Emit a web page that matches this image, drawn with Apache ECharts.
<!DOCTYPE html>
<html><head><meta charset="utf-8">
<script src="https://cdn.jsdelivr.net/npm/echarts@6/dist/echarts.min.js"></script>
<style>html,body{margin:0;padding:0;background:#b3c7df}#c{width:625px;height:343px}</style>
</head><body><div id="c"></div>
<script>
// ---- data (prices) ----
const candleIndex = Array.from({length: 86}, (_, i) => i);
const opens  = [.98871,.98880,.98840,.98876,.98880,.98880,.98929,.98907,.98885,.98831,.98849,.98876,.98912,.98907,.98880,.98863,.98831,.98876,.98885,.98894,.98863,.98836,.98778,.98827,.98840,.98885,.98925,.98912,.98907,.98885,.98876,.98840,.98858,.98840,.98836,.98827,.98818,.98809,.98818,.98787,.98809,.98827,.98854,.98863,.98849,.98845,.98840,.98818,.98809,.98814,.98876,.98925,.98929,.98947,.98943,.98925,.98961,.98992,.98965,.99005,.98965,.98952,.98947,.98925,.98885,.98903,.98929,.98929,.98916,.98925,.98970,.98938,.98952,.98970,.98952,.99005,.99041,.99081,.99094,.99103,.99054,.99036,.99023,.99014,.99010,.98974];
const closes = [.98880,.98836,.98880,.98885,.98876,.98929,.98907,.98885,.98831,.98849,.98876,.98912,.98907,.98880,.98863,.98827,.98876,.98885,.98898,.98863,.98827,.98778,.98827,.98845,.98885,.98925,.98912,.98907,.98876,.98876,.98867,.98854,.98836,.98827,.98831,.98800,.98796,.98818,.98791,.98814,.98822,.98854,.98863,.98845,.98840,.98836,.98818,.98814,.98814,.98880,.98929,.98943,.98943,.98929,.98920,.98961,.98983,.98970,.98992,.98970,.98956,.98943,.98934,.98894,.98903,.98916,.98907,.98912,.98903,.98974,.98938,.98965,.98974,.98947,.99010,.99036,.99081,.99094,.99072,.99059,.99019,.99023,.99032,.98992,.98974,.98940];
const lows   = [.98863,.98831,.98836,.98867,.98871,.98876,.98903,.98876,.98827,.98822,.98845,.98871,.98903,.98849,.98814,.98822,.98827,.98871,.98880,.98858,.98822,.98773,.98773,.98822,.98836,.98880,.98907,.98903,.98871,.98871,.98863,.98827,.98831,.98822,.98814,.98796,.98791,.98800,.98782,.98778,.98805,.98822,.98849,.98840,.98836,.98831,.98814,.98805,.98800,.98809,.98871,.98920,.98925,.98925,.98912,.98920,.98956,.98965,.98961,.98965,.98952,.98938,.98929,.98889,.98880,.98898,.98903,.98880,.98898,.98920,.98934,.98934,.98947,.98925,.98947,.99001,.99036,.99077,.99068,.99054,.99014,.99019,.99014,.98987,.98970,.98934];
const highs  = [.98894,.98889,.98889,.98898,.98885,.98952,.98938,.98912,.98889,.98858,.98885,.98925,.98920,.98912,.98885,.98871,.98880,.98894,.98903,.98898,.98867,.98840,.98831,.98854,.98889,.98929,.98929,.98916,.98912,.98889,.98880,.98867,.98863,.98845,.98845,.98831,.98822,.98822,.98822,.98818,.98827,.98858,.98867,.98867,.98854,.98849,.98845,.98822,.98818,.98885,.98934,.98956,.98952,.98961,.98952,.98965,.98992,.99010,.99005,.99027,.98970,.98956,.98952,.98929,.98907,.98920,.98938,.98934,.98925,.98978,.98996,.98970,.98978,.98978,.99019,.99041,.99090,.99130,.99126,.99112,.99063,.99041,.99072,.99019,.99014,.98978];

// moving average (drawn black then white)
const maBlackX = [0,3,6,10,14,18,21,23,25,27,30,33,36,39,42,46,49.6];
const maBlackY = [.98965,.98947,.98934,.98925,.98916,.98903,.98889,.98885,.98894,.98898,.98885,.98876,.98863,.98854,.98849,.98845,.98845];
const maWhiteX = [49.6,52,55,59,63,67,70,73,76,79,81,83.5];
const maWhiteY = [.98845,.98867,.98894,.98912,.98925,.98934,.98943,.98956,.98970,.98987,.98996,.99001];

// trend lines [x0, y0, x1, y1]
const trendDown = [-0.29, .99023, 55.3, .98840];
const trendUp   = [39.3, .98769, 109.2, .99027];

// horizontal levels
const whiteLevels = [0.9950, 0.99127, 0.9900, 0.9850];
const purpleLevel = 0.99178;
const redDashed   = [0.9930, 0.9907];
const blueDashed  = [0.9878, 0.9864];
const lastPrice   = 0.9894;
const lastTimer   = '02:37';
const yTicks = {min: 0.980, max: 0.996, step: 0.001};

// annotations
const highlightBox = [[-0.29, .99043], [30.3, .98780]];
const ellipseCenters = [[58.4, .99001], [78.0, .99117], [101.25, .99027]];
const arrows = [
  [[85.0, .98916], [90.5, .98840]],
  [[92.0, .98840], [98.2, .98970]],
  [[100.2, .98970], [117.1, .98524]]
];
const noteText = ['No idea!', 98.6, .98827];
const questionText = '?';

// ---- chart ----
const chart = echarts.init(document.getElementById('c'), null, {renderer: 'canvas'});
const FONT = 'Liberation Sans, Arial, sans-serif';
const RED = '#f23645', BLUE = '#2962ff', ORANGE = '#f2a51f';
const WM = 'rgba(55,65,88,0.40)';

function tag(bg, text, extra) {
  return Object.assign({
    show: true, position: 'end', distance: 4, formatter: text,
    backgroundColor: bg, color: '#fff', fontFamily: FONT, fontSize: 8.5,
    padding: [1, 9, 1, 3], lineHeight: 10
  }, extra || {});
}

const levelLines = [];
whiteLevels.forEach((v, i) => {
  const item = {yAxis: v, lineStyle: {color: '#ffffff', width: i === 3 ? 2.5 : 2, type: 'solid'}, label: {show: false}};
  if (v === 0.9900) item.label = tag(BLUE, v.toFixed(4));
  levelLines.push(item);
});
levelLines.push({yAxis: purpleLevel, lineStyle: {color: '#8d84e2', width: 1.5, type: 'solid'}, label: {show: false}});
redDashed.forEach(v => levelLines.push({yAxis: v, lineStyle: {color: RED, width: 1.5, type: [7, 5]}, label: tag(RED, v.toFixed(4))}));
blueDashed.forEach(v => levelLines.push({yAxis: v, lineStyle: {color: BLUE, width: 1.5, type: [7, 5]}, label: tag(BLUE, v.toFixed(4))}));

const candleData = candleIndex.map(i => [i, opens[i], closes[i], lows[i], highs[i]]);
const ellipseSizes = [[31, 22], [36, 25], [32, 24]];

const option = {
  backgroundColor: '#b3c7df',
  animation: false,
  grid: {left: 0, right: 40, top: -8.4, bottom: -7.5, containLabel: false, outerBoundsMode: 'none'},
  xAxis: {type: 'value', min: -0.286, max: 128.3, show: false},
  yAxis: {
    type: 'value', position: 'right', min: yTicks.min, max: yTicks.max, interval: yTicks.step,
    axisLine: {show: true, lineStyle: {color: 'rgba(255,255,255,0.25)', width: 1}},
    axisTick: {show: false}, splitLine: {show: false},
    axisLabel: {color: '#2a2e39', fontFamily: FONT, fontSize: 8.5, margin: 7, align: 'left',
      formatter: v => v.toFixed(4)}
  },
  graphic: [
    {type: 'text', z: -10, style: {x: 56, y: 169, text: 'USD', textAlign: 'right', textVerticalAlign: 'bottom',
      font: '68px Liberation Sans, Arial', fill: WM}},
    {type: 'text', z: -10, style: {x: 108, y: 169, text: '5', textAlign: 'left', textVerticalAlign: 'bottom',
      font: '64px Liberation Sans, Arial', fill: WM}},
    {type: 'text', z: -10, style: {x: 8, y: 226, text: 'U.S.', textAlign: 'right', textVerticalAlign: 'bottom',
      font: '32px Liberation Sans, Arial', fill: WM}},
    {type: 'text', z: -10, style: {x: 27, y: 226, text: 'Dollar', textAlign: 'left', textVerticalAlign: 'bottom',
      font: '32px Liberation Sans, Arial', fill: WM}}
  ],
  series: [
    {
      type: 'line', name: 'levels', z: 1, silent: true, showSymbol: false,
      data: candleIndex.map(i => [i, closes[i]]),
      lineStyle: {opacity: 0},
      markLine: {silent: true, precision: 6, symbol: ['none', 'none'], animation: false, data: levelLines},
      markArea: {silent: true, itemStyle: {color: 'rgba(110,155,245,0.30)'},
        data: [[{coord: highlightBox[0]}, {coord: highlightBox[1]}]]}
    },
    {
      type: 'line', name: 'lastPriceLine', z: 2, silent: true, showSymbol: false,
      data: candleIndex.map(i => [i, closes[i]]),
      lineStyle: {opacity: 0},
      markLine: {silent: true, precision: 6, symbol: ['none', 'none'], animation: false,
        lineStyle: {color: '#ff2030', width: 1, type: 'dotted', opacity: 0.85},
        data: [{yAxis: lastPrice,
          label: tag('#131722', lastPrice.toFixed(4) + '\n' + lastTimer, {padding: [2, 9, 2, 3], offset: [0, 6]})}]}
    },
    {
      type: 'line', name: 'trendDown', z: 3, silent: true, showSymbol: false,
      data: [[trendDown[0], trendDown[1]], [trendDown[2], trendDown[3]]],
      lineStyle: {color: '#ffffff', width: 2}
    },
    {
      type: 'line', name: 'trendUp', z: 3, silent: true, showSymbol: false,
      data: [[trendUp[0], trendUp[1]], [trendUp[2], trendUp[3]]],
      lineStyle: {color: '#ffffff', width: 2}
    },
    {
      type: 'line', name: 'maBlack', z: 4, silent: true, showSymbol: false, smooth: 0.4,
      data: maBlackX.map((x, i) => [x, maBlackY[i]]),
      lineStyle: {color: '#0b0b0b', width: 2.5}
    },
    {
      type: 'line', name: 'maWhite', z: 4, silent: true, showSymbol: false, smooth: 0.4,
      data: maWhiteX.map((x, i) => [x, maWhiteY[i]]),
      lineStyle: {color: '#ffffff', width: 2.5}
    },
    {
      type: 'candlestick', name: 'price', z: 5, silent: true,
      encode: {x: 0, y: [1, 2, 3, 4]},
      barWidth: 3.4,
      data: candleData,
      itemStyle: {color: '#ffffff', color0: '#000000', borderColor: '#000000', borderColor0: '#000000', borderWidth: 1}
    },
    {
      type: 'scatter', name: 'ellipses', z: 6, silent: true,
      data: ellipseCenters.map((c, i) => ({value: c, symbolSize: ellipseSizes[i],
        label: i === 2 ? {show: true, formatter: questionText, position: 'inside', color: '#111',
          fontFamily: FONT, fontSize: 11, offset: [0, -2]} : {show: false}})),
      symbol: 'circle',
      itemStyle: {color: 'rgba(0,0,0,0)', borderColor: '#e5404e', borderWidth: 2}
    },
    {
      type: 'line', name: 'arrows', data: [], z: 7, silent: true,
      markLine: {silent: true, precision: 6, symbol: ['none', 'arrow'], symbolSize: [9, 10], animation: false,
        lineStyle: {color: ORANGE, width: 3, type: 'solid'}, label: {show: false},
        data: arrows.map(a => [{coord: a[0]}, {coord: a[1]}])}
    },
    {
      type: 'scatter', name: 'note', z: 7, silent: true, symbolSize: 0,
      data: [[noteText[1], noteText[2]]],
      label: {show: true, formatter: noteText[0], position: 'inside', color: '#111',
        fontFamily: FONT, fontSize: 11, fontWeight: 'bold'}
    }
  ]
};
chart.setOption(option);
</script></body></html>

> WHAT TO PRODUCE: Spot every line that holds "drawn" and copy it.

> FULL OUTPUT:
Emit a web page that matches this image, drawn with Apache ECharts.
// moving average (drawn black then white)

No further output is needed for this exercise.